The kontos (Greek: κοντός) was the Greek name for a type of long wooden cavalry lance used by Iranian, especially Achaemenid successors' cavalry, most notably cataphracts. It was also used by the Germanic warriors of the south as a pike. A shift in the terminology used to describe Sarmatian weapons indicates the kontos was developed in the early to mid 1st century AD from shorter spear-type weapons (which were described using the generic terms for "spear" — longhe or hasta — by Greek and Roman sources, respectively), though such a description may have existed before the Battle of Carrhae, in which Parthian cataphracts, in conjunction with light horse archers, annihilated a Roman army of over three times their numbers.

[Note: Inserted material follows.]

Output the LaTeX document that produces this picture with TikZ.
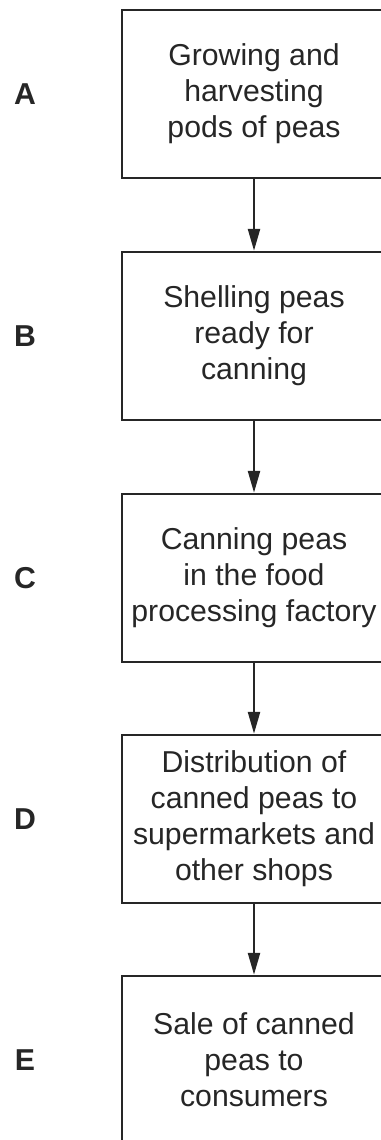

As shown by contemporary artwork, the kontos was about 4 metres long, though longer examples may have existed; later Parthian and Sassanian clibanarii (Middle Persian: Grivpanvar) reportedly used kontoi of longer lengths; only highly trained cavalrymen such as those fielded by the Arsaco-Sassanian dynasties could have used such weapons. It was reputedly a weapon of great power compared to other cavalry weapon of its time, described by Plutarch as being "heavy with steel" and capable of impaling two men at once. Its length was probably the origin of its name, as the word kontos could also mean "oar" or "barge-pole" in Greek. Thus, it had to be wielded with two hands while directing the horse using the knees; this made it a specialist weapon that required a lot of training and good horsemanship to use. In addition, most Parthian cavalry (even possibly including cataphracts) carried bows, so this meant daily practice with the weapons.
The Romans adopted a variation of the kontos transliterated as contus. The Roman contus was also wielded two-handed. The later Byzantine kontarion was used by Byzantine cataphracts, from c. 1100 it was used single-handed couched under the armpit, as was the contemporary knightly lance.